Matthieu Solignac, « L’émigration des immigrés, une dimension oubliée de la mobilité géographique », Population, 2018/​4 (Vol. 73)

Résumé

Cet article analyse la mobi­lité géogra­phique des immi­grés par rapport à celle des natifs en tenant compte des départs du pays d’accueil. Alors que la mobi­lité rési­den­tielle de la plupart des natifs s’effectue au sein du terri­toire national, une propor­tion impor­tante d’immigrés le quitte pour leur pays de nais­sance ou un pays tiers. Mais ces flux d’émigration sont souvent occultés, tant par l’approche rétros­pec­tive habi­tuel­le­ment adoptée pour l’étude de la mobi­lité rési­den­tielle, qu’en raison du manque de données adap­tées pour mesurer les sorties du terri­toire.

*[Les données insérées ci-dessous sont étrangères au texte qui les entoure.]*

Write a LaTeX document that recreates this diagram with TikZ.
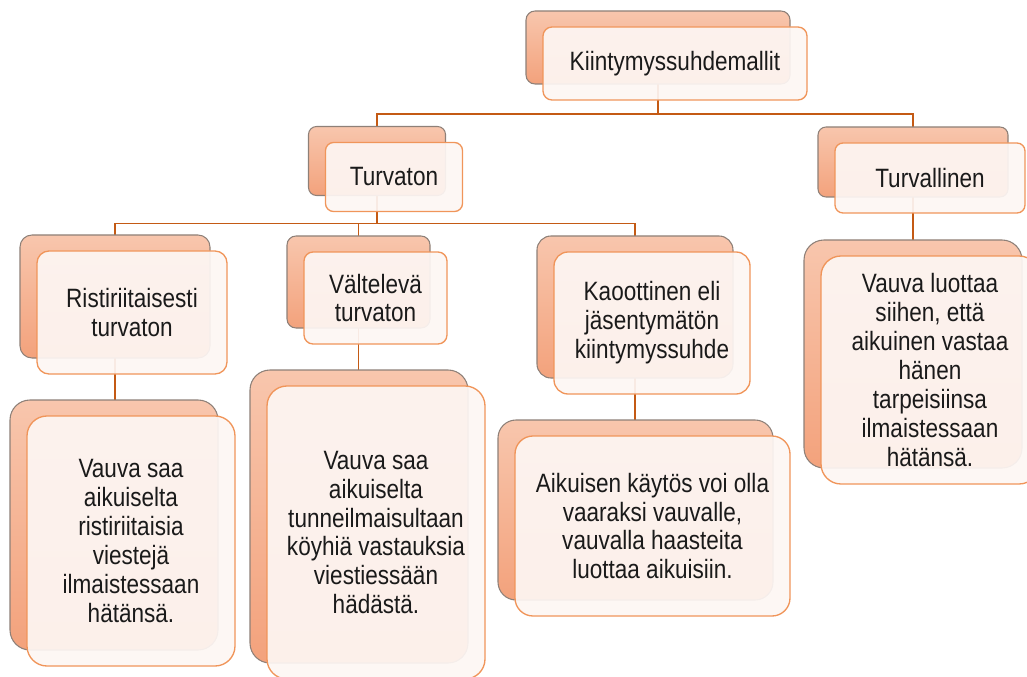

Ce travail se distingue en propo­sant une analyse du taux de départ des communes fran­çaises, quelle que soit la desti­na­tion. Dépas­sant la dicho­tomie entre migra­tion interne et migra­tion inter­na­tio­nale, cette approche inté­gra­le­ment fondée sur un suivi indi­vi­duel offre une mesure géné­rale de la mobi­lité incluant l’émigration. Ce travail est mené à partir de l’exploitation d’un large panel admi­nis­tratif constitué de recen­se­ments exhaus­tifs et de l’état civil. Repré­sen­tatif de la popu­la­tion, il permet un suivi systé­ma­tique des trajec­toires indi­vi­duelles sur le terri­toire métro­po­li­tain fran­çais entre 1968 et 1999, tout en demeu­rant repré­sen­tatif de l’ensemble de la popu­la­tion. La mobi­lité des immi­grés se révèle nette­ment plus élevée que celle habi­tuel­le­ment mesurée de façon rétros­pec­tive : elle est de 30 % à 50 % supé­rieure à celle des natifs. Un quart à un tiers des immi­grés observés à un recen­se­ment donné ont quitté le terri­toire fran­çais au bout de 7 à 9 ans.